More Applications of Nonlinear Dynamical Systems

  1. Sockeye Salmon Populations
  2. Ricker's Model
  3. Analysis of the Ricker's Model
  4. Simulation of Ricker's Model
  5. Sockeye Salmon of Skeena River Revisited
  6. Worked Examples
  7. Hassell's Model
  8. Study of a Beetle Population
  9. Analysis of Hassell's Model
  10. Beetle Study Revisited
  11. References

The previous section on the discrete logistic growth model established the key elements for studying the qualitative behavior of a discrete dynamical model. First, the equilibria for the model are found, then using the derivative of the updating function, the local stability of the equilibria are determined. This section extends our analysis to other nonlinear discrete dynamical models, which in certain cases improves on the discrete logistic growth model. The study of the stability of these models uses a variety of the differentiation techniques learned earlier.

The first extension to the study of the Malthusian growth model was the logistic growth model, which improved on the Malthusian growth model by accounting for the crowding effects that result in natural limits to populations. The logistic growth model employs a quadratic updating function, which becomes negative for large populations. Ecologists have modified the logistic growth model in several ways to make the updating function more realistic and better able to handle largely fluctuating populations. One model that is often used in fishery management is Ricker's model. Populations of insects undergo large fluctuations, so again the logistic growth with its negative updating function for large populations is replaced with an alternative model, Hassell's model. Below these models are fit to data, then analyzed using the techniques learned in the previous sections.

Sockeye Salmon Populations

Recently, the salmon population in the Pacific Northwest has become sufficiently endangered that many salmon spawning runs could become extinct. (This already happened years ago in California.) Salmon are unique in that they breed in very specific fresh water lakes and die. Their offspring migrate a tortuous path to the ocean, where they mature for about 4-5 years. Then an unknown urge causes the mature salmon to migrate at the same time to return to the exact same lake or river bed where they hatched 4-5 years earlier. The adult salmon breed and die with their bodies providing many essential nutrients that nourish the stream where their young will repeat this process. Human activity from damming rivers, forestry, which allows the water to become too warm, and agriculture, which results in runoff pollution, all adversely affect this complex life cycle of the salmon. Many of the ancient salmon runs have now gone extinct.
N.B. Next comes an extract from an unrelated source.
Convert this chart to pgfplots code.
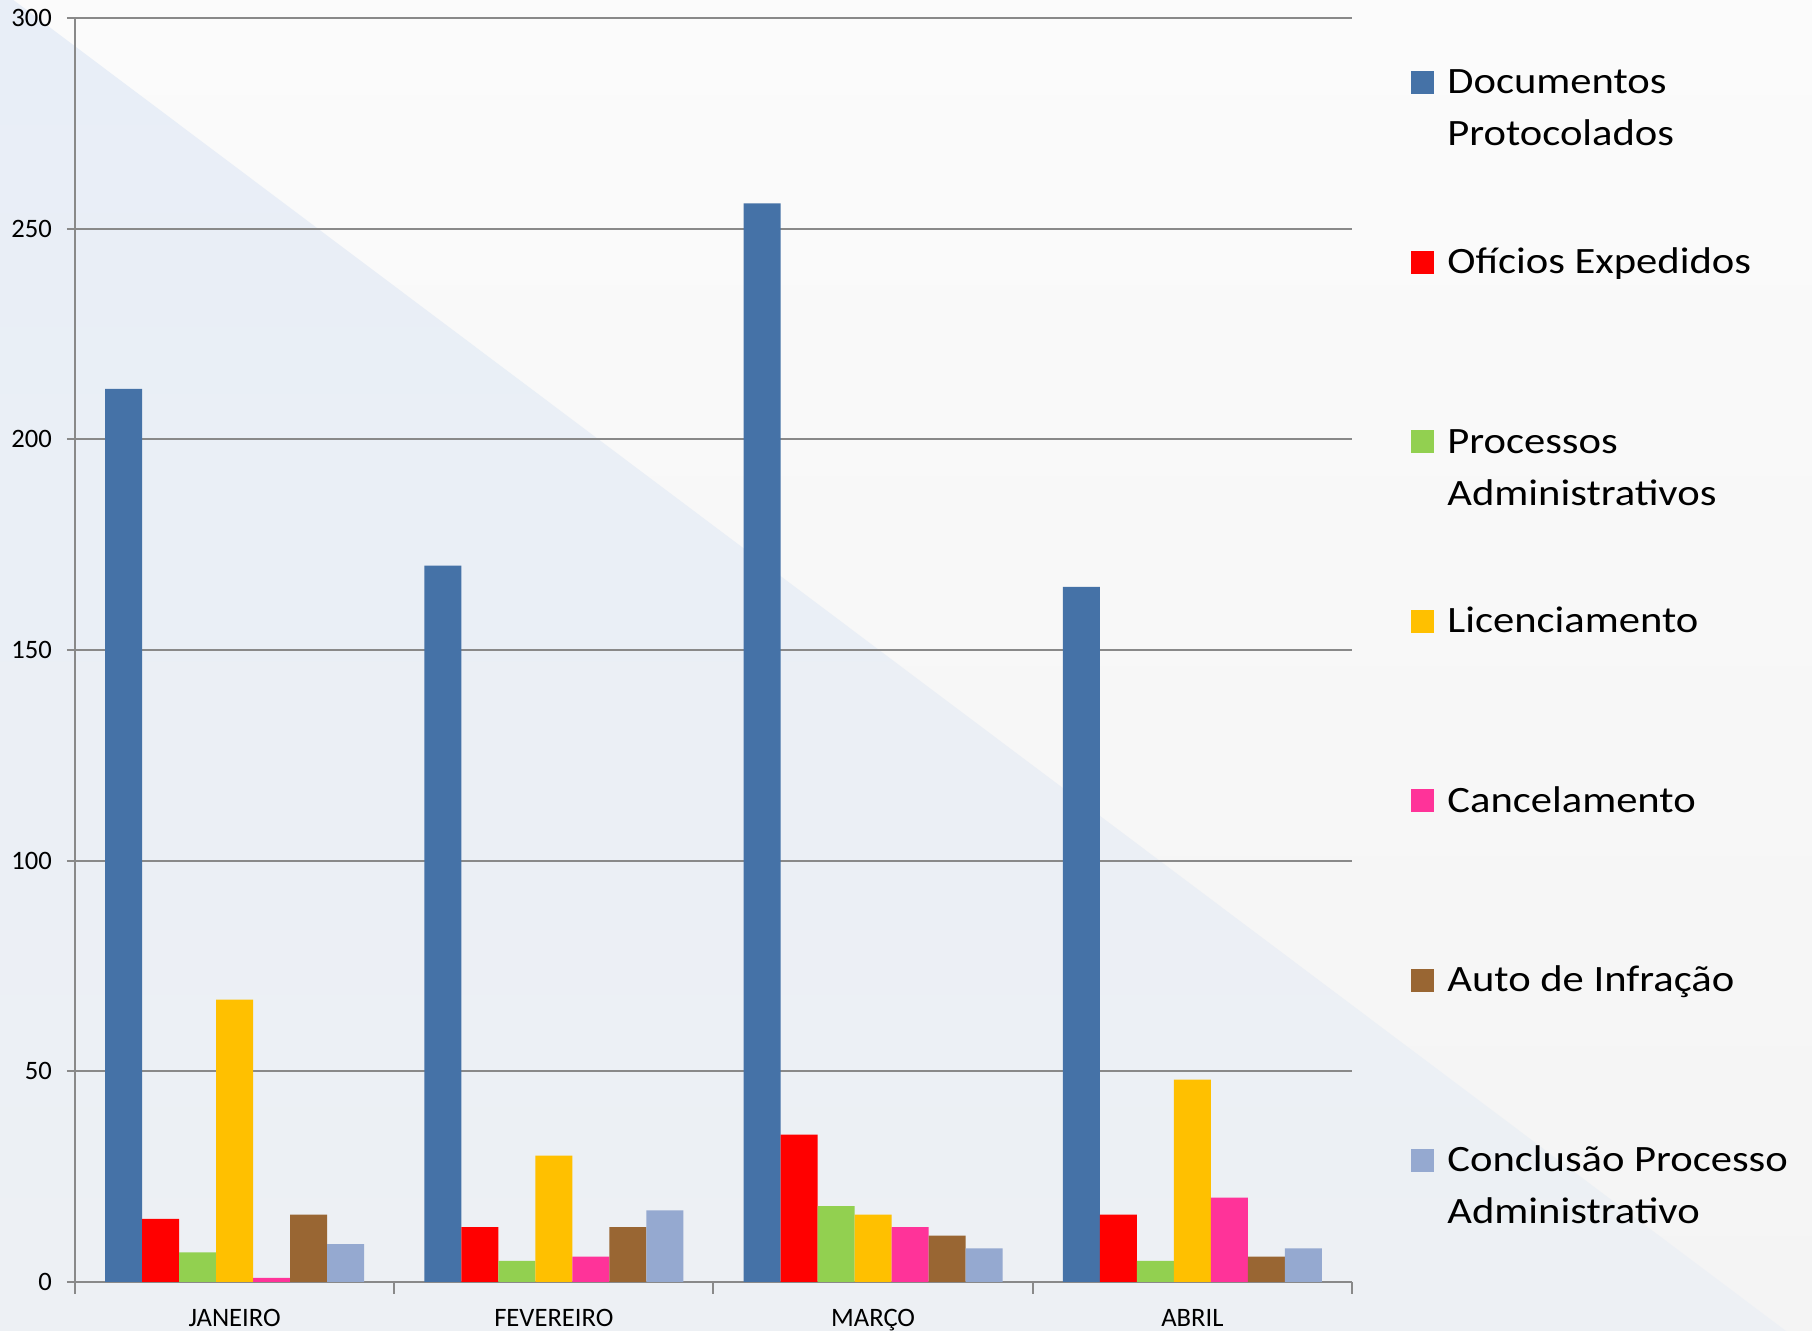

This life cycle of the salmon is a clear example of a complex discrete dynamical system. Because of the importance of this fish to many people in the Pacific Northwest, there have been many studies of the salmon populations. Below is a table listing four year averages of the sockeye salmon (Oncorhynchus nerka) in the Skeena river system in British Columbia from 1908 to 1952. (The Canadian river systems have not been as severely affected by other human activities as the ones in the U.S., but rapid development in their forests are likely to have similar effects.) The table lists the four year averages from the starting year of the data being averaged. Since it is 4 and 5 year old salmon that spawn, each grouping of 4 years is a rough approximation of the offspring of the previous 4 year average of salmon. (It is complicated because the salmon have adapted to have either 4 or 5 year old mature adults spawn, but this will be ignored in our modeling efforts.)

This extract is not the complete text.